Nov 11, 2020 - World

Jordan holds election amid sharp coronavirus spike

Election posters in Amman. Photo: Laith Al-jnaidi/Anadolu Agency via Getty

Amman — Jordanians went to the polls on Tuesday to vote for members of their only elected body, the House of Representatives.

Driving the news: The pandemic contributed to a very low turnout of 30%, down from an already low 37% at the last elections in 2016.

  • The big winners were candidates representing tribes in addition to pro-government candidates. Candidates from left-wing, progressive and nationalist lists fared badly.
  • The Islamic Action Front, which is affiliated with the Muslim Brotherhood, was only able to win seven seats, down from 15 in 2016.
  • No female candidates won outright, only taking the 15 seats allotted to women under a quota system.
  • Many well-known politicians were unable to win a return to parliament.

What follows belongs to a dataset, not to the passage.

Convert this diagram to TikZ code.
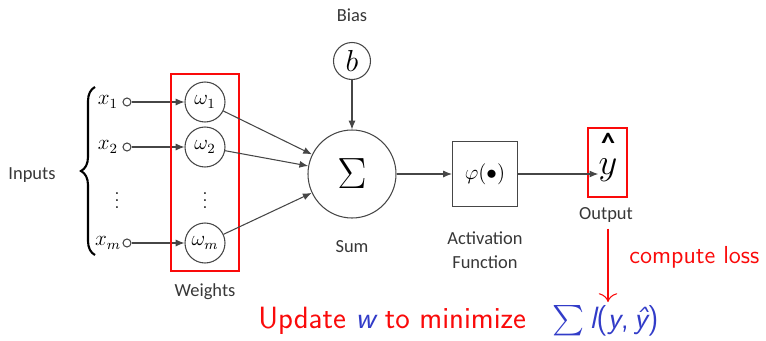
\documentclass[tikz,border=0pt]{standalone}
\usepackage{amsmath}
\usepackage{fontspec}
\usetikzlibrary{arrows.meta,fit,decorations.pathreplacing}
\newfontfamily\rotfont{Carlito}
\definecolor{LinG}{RGB}{70,70,70}
\definecolor{TxtG}{RGB}{55,55,55}
\definecolor{Verm}{RGB}{250,10,10}
\definecolor{Azul}{RGB}{50,60,200}
\tikzset{
  peso/.style={circle,draw=LinG,line width=.6pt,minimum size=.8cm,inner sep=0pt},
  ent/.style={circle,draw=LinG,line width=.6pt,minimum size=.16cm,inner sep=0pt},
  fio/.style={LinG,line width=.6pt,-{Latex[length=5pt,width=4pt]}},
  rot/.style={font=\rotfont\fontsize{10.5}{13.6}\selectfont,text=TxtG},
  caixa/.style={draw=Verm,line width=1.2pt},
}
\begin{document}
\begin{tikzpicture}
\useasboundingbox (0,0) rectangle (15.32,6.8);
% entradas e pesos
\node[rot] (inputs) at (.64,3.30) {Inputs};
\draw[line width=1.2pt,decorate,decoration={brace,amplitude=.28cm}] (1.90,1.70)--(1.90,5.06);
\foreach \i/\yy in {1/4.76,2/3.86,m/1.94}{
  \node[font=\large] (x\i) at (2.16,\yy) {$x_{\i}$};
  \node[ent] (c\i) at (2.54,\yy) {};
  \node[peso,font=\large] (w\i) at (4.10,\yy) {$\omega_{\i}$};
  \draw[fio] (c\i)--(w\i);
}
\node[inner sep=0pt] (xdots) at (2.34,2.90) {$\vdots$};
\node[inner sep=0pt] (wdots) at (4.10,2.90) {$\vdots$};
\node[caixa,fit=(w1)(wm),inner xsep=.27cm,inner ysep=.15cm] (wbox) {};
\node[rot] (weights) at (4.10,.96) {Weights};
% soma e vies
\node[rot] (bias) at (7.04,6.50) {Bias};
\node[peso,minimum size=.74cm,font=\LARGE] (b) at (7.04,5.58) {$b$};
\node[peso,minimum size=1.76cm,font=\Huge] (sum) at (7.04,3.32) {$\Sigma$};
\node[rot] (sumlbl) at (7.04,1.86) {Sum};
\foreach \i in {1,2,m} \draw[fio] (w\i)--(sum);
\draw[fio] (b)--(sum);
% ativacao e saida
\node[draw=LinG,line width=.6pt,minimum size=1.30cm,font=\large] (act) at (9.70,3.32) {$\varphi(\bullet)$};
\node[rot,align=center] (actlbl) at (9.70,1.80) {Activation\\Function};
\draw[fio] (sum)--(act);
\node[caixa,minimum width=.78cm,minimum height=1.38cm] (outbox) at (12.15,3.55) {};
\node[font=\fontsize{22}{24}\selectfont,inner sep=0pt] (yout) at (12.16,3.40) {$y$};
\node[font=\rotfont\bfseries\fontsize{16}{18}\selectfont,inner sep=0pt] (hat) at (12.16,3.95) {\textasciicircum};
\draw[fio] (act)--(act -| yout.west);
\node[rot] (outlbl) at (12.12,2.50) {Output};
% perda
\node[text=Verm,font=\sffamily\fontsize{14}{16}\selectfont,anchor=west,inner sep=0pt] (loss) at (12.58,1.66) {compute loss};
\coordinate (lossend) at (12.16,.76);
\draw[Verm,line width=.6pt,-{To[length=5pt]}] (outlbl.south -| yout) -- (lossend);
\node[text=Verm,font=\sffamily\fontsize{17.5}{20}\selectfont,anchor=base west,inner sep=0pt] (update) at (5.16,.24) {Update \textcolor{Azul}{\itshape w} to minimize};
\node[text=Azul,font=\sffamily\fontsize{17.5}{20}\selectfont,anchor=base west,inner sep=0pt] (obj) at (11.04,.24) {$\sum$\,{\itshape l}({\itshape y},\,{\itshape ŷ})};
\end{tikzpicture}
\end{document}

Why it matters: The failure of any single list or party to win a significant share of seats will further strengthen the Royal Palace and the government, which will be able to govern freely and rebuff any attempts to obstruct its policies. It's a good result for the king and the security forces.

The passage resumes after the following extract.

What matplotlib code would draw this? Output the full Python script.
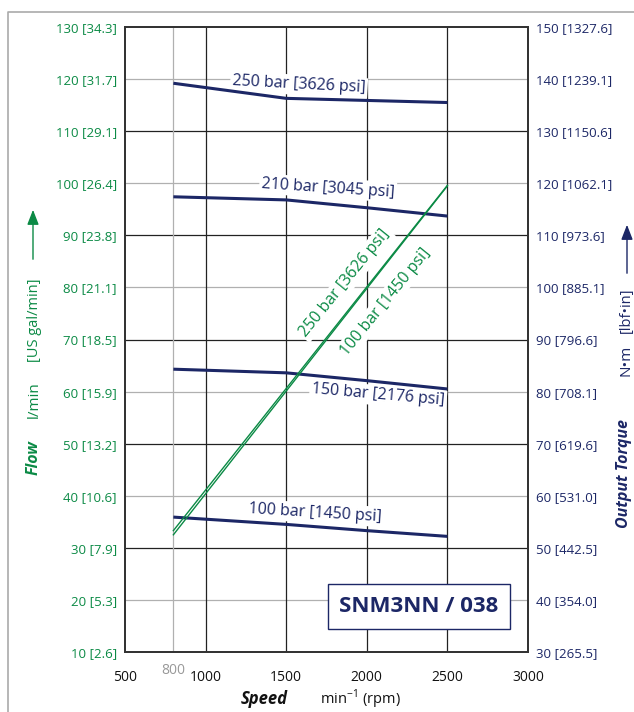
import numpy as np
import matplotlib.pyplot as plt
from matplotlib.lines import Line2D
from matplotlib.patches import Rectangle

plt.rcParams['font.family'] = ['Open Sans', 'DejaVu Sans']
plt.rcParams['mathtext.fontset'] = 'custom'
plt.rcParams['mathtext.rm'] = 'Open Sans'

GREEN = '#0b8a45'
NAVY = '#1c2766'
GRID_DARK = '#222222'
GRID_LIGHT = '#b0b0b0'

# --- data ---
speed = [800, 1500, 2000, 2500]  # min^-1

# output torque, N·m (right axis)
torque_250 = [139.2, 136.3, 135.9, 135.5]
torque_210 = [117.4, 116.8, 115.3, 113.7]
torque_150 = [84.3, 83.6, 82.1, 80.5]
torque_100 = [55.9, 54.5, 53.3, 52.2]

# flow, l/min (left axis)
flow_speed = [800, 2500]
flow_250 = [33.3, 99.6]
flow_100 = [32.5, 99.5]

flow_ticks = [10, 20, 30, 40, 50, 60, 70, 80, 90, 100, 110, 120, 130]
flow_labels = ['10 [2.6]', '20 [5.3]', '30 [7.9]', '40 [10.6]', '50 [13.2]',
               '60 [15.9]', '70 [18.5]', '80 [21.1]', '90 [23.8]', '100 [26.4]',
               '110 [29.1]', '120 [31.7]', '130 [34.3]']
torque_ticks = [30, 40, 50, 60, 70, 80, 90, 100, 110, 120, 130, 140, 150]
torque_labels = ['30 [265.5]', '40 [354.0]', '50 [442.5]', '60 [531.0]', '70 [619.6]',
                 '80 [708.1]', '90 [796.6]', '100 [885.1]', '110 [973.6]', '120 [1062.1]',
                 '130 [1150.6]', '140 [1239.1]', '150 [1327.6]']
speed_ticks = [500, 1000, 1500, 2000, 2500, 3000]

W, H = 634, 712
fig = plt.figure(figsize=(W / 100, H / 100), dpi=100)
ax = fig.add_axes([125 / W, 60 / H, 403 / W, 625 / H])
ax2 = ax.twinx()

ax.set_xlim(500, 3000)
ax.set_ylim(10, 130)
ax2.set_ylim(30, 150)

# grid: dark every 20 l/min and every 500 rpm, light in between
for v in flow_ticks[1:-1]:
    dark = (v // 10) % 2 == 1
    ax.axhline(v, color=GRID_DARK if dark else GRID_LIGHT, lw=0.9, zorder=1)
for v in speed_ticks[1:-1]:
    ax.axvline(v, color=GRID_DARK, lw=0.9, zorder=1)
ax.axvline(800, color=GRID_LIGHT, lw=0.9, zorder=1)

for a in (ax, ax2):
    for s in a.spines.values():
        s.set_color('#333333')
        s.set_linewidth(1.3)
    a.tick_params(length=0)

ax.set_xticks(speed_ticks)
ax.set_xticklabels([str(t) for t in speed_ticks], fontsize=10, color='#111111')
ax.tick_params(axis='x', pad=13)
ax.set_yticks(flow_ticks)
ax.set_yticklabels(flow_labels, fontsize=9.5, color=GREEN)
ax.tick_params(axis='y', pad=6)
ax2.set_yticks(torque_ticks)
ax2.set_yticklabels(torque_labels, fontsize=9.5, color=NAVY)
ax2.tick_params(axis='y', pad=6)

ax.text(800, -0.018, '800', transform=ax.get_xaxis_transform(), ha='center', va='top',
        fontsize=10, color='#999999')

# torque curves
for tq in (torque_250, torque_210, torque_150, torque_100):
    ax2.plot(speed, tq, color=NAVY, lw=2.2, solid_capstyle='butt', zorder=4)

# flow curves (left scale)
ax2.plot(flow_speed, flow_250, color=GREEN, lw=1.0, transform=ax.transData, zorder=5)
ax2.plot(flow_speed, flow_100, color=GREEN, lw=1.0, transform=ax.transData, zorder=5)

box = dict(facecolor='white', edgecolor='none', pad=1.5)
lab = dict(ha='center', va='center', rotation_mode='anchor', fontsize=11.5, bbox=box, zorder=3)
ax2.text(1579, 138.9, '250 bar [3626 psi]', color=NAVY, rotation=-3, **lab)
ax2.text(1759, 119.1, '210 bar [3045 psi]', color=NAVY, rotation=-3.8, **lab)
ax2.text(2070, 79.3, '150 bar [2176 psi]', color=NAVY, rotation=-5, **lab)
ax2.text(1678, 56.7, '100 bar [1450 psi]', color=NAVY, rotation=-3.5, **lab)
ax2.text(1865, 80.8, '250 bar [3626 psi]', color=GREEN, rotation=51,
         transform=ax.transData, **lab)
ax2.text(2115, 77.2, '100 bar [1450 psi]', color=GREEN, rotation=51,
         transform=ax.transData, **lab)

# model tag
ax2.add_patch(Rectangle((1759, 14.4), 1129, 8.6, transform=ax.transData,
                        facecolor='white', edgecolor=NAVY, lw=1.0, zorder=6))
ax2.text(2323, 18.7, 'SNM3NN / 038', transform=ax.transData, ha='center', va='center',
         fontsize=16, fontweight='bold', color=NAVY, zorder=7)


def fx(px):
    return px / W


def fy(py):
    return 1 - py / H


# side titles
fig.text(fx(34), fy(458), 'Flow', rotation=90, ha='center', va='center',
         fontsize=11.5, fontweight='bold', style='italic', color=GREEN)
fig.text(fx(34), fy(400), 'l/min', rotation=90, ha='center', va='center',
         fontsize=11, color=GREEN)
fig.text(fx(34), fy(320), '[US gal/min]', rotation=90, ha='center', va='center',
         fontsize=10.5, color=GREEN)
fig.add_artist(plt.Annotation('', xy=(fx(33), fy(207)), xytext=(fx(33), fy(262)),
                              xycoords='figure fraction', textcoords='figure fraction',
                              arrowprops=dict(arrowstyle='-|>,head_length=0.9,head_width=0.35',
                                              color=GREEN, lw=1.0)))

fig.text(fx(624), fy(474), 'Output Torque', rotation=90, ha='center', va='center',
         fontsize=11.5, fontweight='bold', style='italic', color=NAVY)
fig.text(fx(626), fy(360), 'N•m', rotation=90, ha='center', va='center',
         fontsize=11, color=NAVY)
fig.text(fx(626), fy(310), '[lbf•in]', rotation=90, ha='center', va='center',
         fontsize=10.5, color=NAVY)
fig.add_artist(plt.Annotation('', xy=(fx(627), fy(222)), xytext=(fx(627), fy(276)),
                              xycoords='figure fraction', textcoords='figure fraction',
                              arrowprops=dict(arrowstyle='-|>,head_length=0.9,head_width=0.35',
                                              color=NAVY, lw=1.0)))

# x title
fig.text(fx(264), fy(699), 'Speed', ha='center', va='center', fontsize=12,
         fontweight='bold', style='italic', color='#111111')
fig.text(fx(360), fy(699), r'min$^{-1}$ (rpm)', ha='center', va='center', fontsize=10.5,
         color='#111111')

# outer frame (top and left edges)
fig.add_artist(Line2D([fx(8), fx(8), 1], [0, fy(12), fy(12)], color='#aaaaaa', lw=1.2))

fig.savefig('out.png', dpi=100)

  • The elections were overseen by the Independent Election Commission, established after the Arab Spring. The constitution still gives the king the power to appoint the prime minister, Senate and judges.

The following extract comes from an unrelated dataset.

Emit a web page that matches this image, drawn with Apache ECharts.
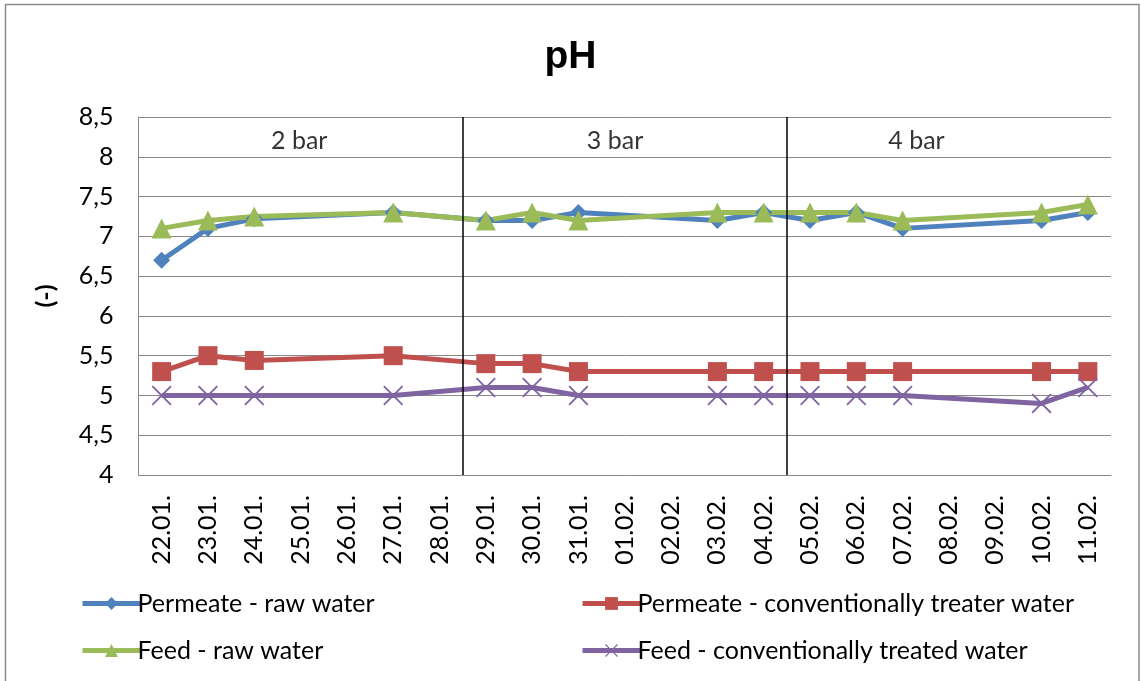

As soon as polls closed, Jordanians were ordered to stay home for four days of lockdown to help flatten the coronavirus curve. The order came under emergency defense orders that have been in effect since March.  

  • The COVID-19 situation has also rapidly deteriorated over the last three months after Jordan kept cases and deaths low during the initial outbreak.
  • Jordan, a country of 10 million, recently recorded a daily record 5,877 cases — one of the highest per capita rates in the world.

What to watch: Jordan’s elections are taking place at a time of regional uncertainty due to the efforts of the Trump administration to push Arab countries into normalizing relations with Israel.

  • While Jordan was the second Arab country to sign a peace treaty for Israel, in 1994, it is also a strong supporter of the Arab Peace Initiative, which made future Arab normalization with Israel contingent on Palestinian statehood.

Worth noting: Jordan is strategically important to the United States, and it's the recipient of $1.25 billion in annual U.S. aid under an agreement signed by the Trump administration in 2018.